# Challenge:
Set down only those lines that fall from the line containing "Convert this chart to matplotlib code." through the line containing "ax.set_axisbelow(True)", unchanged and without pictures.

# Extracted records:
▬▬▬▬▬▬▬▬▬▬
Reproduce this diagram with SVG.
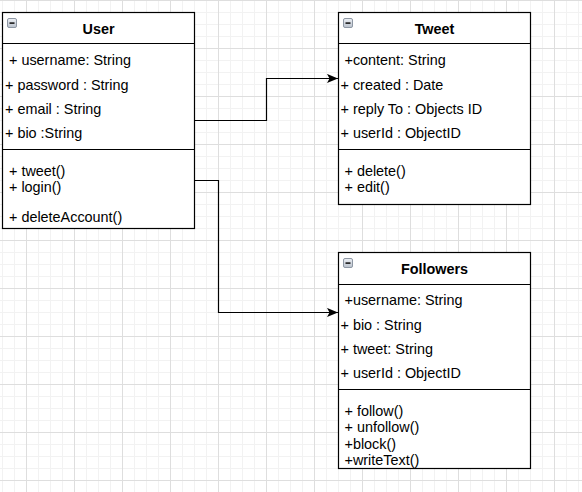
<svg xmlns="http://www.w3.org/2000/svg" width="582" height="492" viewBox="0 0 582 492">
<style>
.box{fill:#ffffff;stroke:#000000;stroke-width:1.2}
.sep{stroke:#000000;stroke-width:1.2;fill:none}
.t{font-family:"Liberation Sans",Arial,Helvetica,sans-serif;font-size:14.4px;fill:#000000}
.title{font-family:"Liberation Sans",Arial,Helvetica,sans-serif;font-size:14.4px;font-weight:bold;fill:#000000;text-anchor:middle}
.edge{fill:none;stroke:#000000;stroke-width:1.2}
</style>
<defs>
<pattern id="minor" patternUnits="userSpaceOnUse" x="2" y="0" width="12" height="12">
<path d="M0.5,0 V12 M0,0.5 H12" stroke="#f2f2f2" stroke-width="1" fill="none"/>
</pattern>
<pattern id="major" patternUnits="userSpaceOnUse" x="26" y="0" width="48" height="48">
<path d="M0.5,0 V48 M0,0.5 H48" stroke="#dedede" stroke-width="1" fill="none"/>
</pattern>
<linearGradient id="icg" x1="0" y1="0" x2="0" y2="1">
<stop offset="0" stop-color="#eef1f6"/>
<stop offset="1" stop-color="#b9c1cc"/>
</linearGradient>
<g id="icon">
<rect x="0.5" y="0.5" width="9" height="9" rx="1.5" fill="url(#icg)" stroke="#8e97a4" stroke-width="1"/>
<rect x="2.5" y="4.3" width="5" height="1.6" fill="#1a1a1a"/>
</g>
<marker id="arr" markerUnits="userSpaceOnUse" markerWidth="12" markerHeight="10" viewBox="-12 -5 12 10" refX="0" refY="0" orient="auto">
<path d="M0,0 L-11,-4.6 L-8.5,0 L-11,4.6 Z" fill="#000000"/>
</marker>
</defs>
<rect x="0" y="0" width="582" height="492" fill="#ffffff"/>
<rect x="0" y="0" width="582" height="492" fill="url(#minor)"/>
<rect x="0" y="0" width="582" height="492" fill="url(#major)"/>

<g id="connectors">
<path class="edge" d="M194.5,120.5 H266.5 V78.5 H338" marker-end="url(#arr)"/>
<path class="edge" d="M194.5,180.5 H218.5 V312.5 H338" marker-end="url(#arr)"/>
</g>

<g id="user">
<rect class="box" x="2.5" y="12.5" width="192" height="216"/>
<path class="sep" d="M2.5,43.5 H194.5 M2.5,149.5 H194.5"/>
<use href="#icon" x="7" y="18"/>
<text class="title" x="98.5" y="33.5">User</text>
<text class="t" x="5" y="65" xml:space="preserve"> + username: String</text>
<text class="t" x="5" y="90">+ password : String</text>
<text class="t" x="5" y="114">+ email : String</text>
<text class="t" x="5" y="138">+ bio :String</text>
<text class="t" x="5" y="176" xml:space="preserve"> + tweet()</text>
<text class="t" x="5" y="192" xml:space="preserve"> + login()</text>
<text class="t" x="5" y="221.5" xml:space="preserve"> + deleteAccount()</text>
</g>

<g id="tweet">
<rect class="box" x="338.5" y="12.5" width="192" height="192"/>
<path class="sep" d="M338.5,43.5 H530.5 M338.5,149.5 H530.5"/>
<use href="#icon" x="343" y="18"/>
<text class="title" x="434.5" y="34">Tweet</text>
<text class="t" x="340.5" y="65" xml:space="preserve"> +content: String</text>
<text class="t" x="340.5" y="90">+ created : Date</text>
<text class="t" x="340.5" y="114">+ reply To : Objects ID</text>
<text class="t" x="340.5" y="138">+ userId : ObjectID</text>
<text class="t" x="340.5" y="176" xml:space="preserve"> + delete()</text>
<text class="t" x="340.5" y="192" xml:space="preserve"> + edit()</text>
</g>

<g id="followers">
<rect class="box" x="338.5" y="252.5" width="192" height="216"/>
<path class="sep" d="M338.5,284.5 H530.5 M338.5,389.5 H530.5"/>
<use href="#icon" x="343" y="258"/>
<text class="title" x="434.5" y="274">Followers</text>
<text class="t" x="340.5" y="305" xml:space="preserve"> +username: String</text>
<text class="t" x="340.5" y="330">+ bio : String</text>
<text class="t" x="340.5" y="354">+ tweet: String</text>
<text class="t" x="340.5" y="378">+ userId : ObjectID</text>
<text class="t" x="340.5" y="415.5" xml:space="preserve"> + follow()</text>
<text class="t" x="340.5" y="432" xml:space="preserve"> + unfollow()</text>
<text class="t" x="340.5" y="448.5" xml:space="preserve"> +block()</text>
<text class="t" x="340.5" y="465" xml:space="preserve"> +writeText()</text>
</g>
</svg>
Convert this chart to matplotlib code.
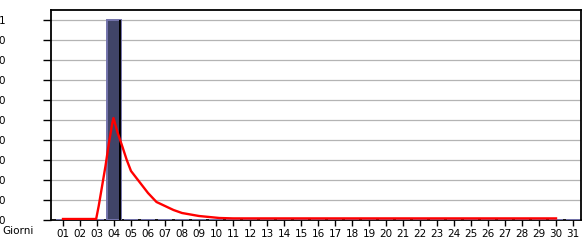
import numpy as np
import matplotlib
matplotlib.use('Agg')
import matplotlib.pyplot as plt

# days of the month and hits per day (only day 04 has a value)
days = np.arange(1, 32)
hits = [0, 0, 0, 1, 0, 0, 0, 0, 0, 0, 0, 0, 0, 0, 0, 0,
        0, 0, 0, 0, 0, 0, 0, 0, 0, 0, 0, 0, 0, 0, 0]
day_labels = ['%02d' % d for d in days]

# red trend curve
trend_x = [1, 2, 2.95, 3.1, 3.3, 3.5, 3.7, 3.9, 3.97, 4.2, 4.5, 4.75,
           5.0, 5.5, 6.0, 6.5, 7.0, 7.5, 8.0, 9.0, 10.2, 11.0, 30]
trend_y = [0.005, 0.005, 0.005, 0.07, 0.17, 0.27, 0.385, 0.485, 0.51, 0.44, 0.365, 0.30,
           0.245, 0.19, 0.135, 0.09, 0.07, 0.05, 0.035, 0.02, 0.01, 0.008, 0.008]

y_ticks = [0, 0.1, 0.2, 0.3, 0.4, 0.5, 0.6, 0.7, 0.8, 0.9, 1.0]
y_labels = ['0', '0', '0', '0', '0', '0', '0', '0', '0', '0', '1']

plt.rcParams['font.family'] = 'DejaVu Sans'
plt.rcParams['font.size'] = 7.5

fig = plt.figure(figsize=(5.85, 2.4), dpi=100)
ax = fig.add_axes([51 / 585, 20 / 240, 530 / 585, 210 / 240])

ax.set_xlim(0.294, 31.47)
ax.set_ylim(0, 1.05)

ax.yaxis.grid(True, color='#b4b4b4', linewidth=0.9)
ax.set_axisbelow(True)

# bars: light outline, dark body, black right edge
w = 0.8
ax.bar(days, hits, width=w, color='#404468', edgecolor='#7474ac', linewidth=1.4, zorder=2.6)
ax.bar(days + w / 2 - 0.06, hits, width=0.13, color='black', linewidth=0, zorder=2.7)

ax.plot(trend_x, trend_y, color='#ff0000', linewidth=1.7, zorder=3)

ax.set_xticks(days)
ax.set_xticklabels(day_labels)
ax.set_yticks(y_ticks)
ax.set_yticklabels(y_labels)
ax.tick_params(axis='x', length=4, width=1, pad=2.5, direction='out')
ax.tick_params(axis='y', length=6, width=1, pad=27, direction='out')

for s in ax.spines.values():
    s.set_linewidth(1.3)
    s.set_color('black')

fig.text(2 / 585, 1 - 231.5 / 240, 'Giorni', ha='left', va='center', fontsize=7.5)

fig.savefig('out.png', dpi=100)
▬▬▬▬▬▬▬▬▬▬
# Finished exercise:
Convert this chart to matplotlib code.
import numpy as np
import matplotlib
matplotlib.use('Agg')
import matplotlib.pyplot as plt

# days of the month and hits per day (only day 04 has a value)
days = np.arange(1, 32)
hits = [0, 0, 0, 1, 0, 0, 0, 0, 0, 0, 0, 0, 0, 0, 0, 0,
        0, 0, 0, 0, 0, 0, 0, 0, 0, 0, 0, 0, 0, 0, 0]
day_labels = ['%02d' % d for d in days]

# red trend curve
trend_x = [1, 2, 2.95, 3.1, 3.3, 3.5, 3.7, 3.9, 3.97, 4.2, 4.5, 4.75,
           5.0, 5.5, 6.0, 6.5, 7.0, 7.5, 8.0, 9.0, 10.2, 11.0, 30]
trend_y = [0.005, 0.005, 0.005, 0.07, 0.17, 0.27, 0.385, 0.485, 0.51, 0.44, 0.365, 0.30,
           0.245, 0.19, 0.135, 0.09, 0.07, 0.05, 0.035, 0.02, 0.01, 0.008, 0.008]

y_ticks = [0, 0.1, 0.2, 0.3, 0.4, 0.5, 0.6, 0.7, 0.8, 0.9, 1.0]
y_labels = ['0', '0', '0', '0', '0', '0', '0', '0', '0', '0', '1']

plt.rcParams['font.family'] = 'DejaVu Sans'
plt.rcParams['font.size'] = 7.5

fig = plt.figure(figsize=(5.85, 2.4), dpi=100)
ax = fig.add_axes([51 / 585, 20 / 240, 530 / 585, 210 / 240])

ax.set_xlim(0.294, 31.47)
ax.set_ylim(0, 1.05)

ax.yaxis.grid(True, color='#b4b4b4', linewidth=0.9)
ax.set_axisbelow(True)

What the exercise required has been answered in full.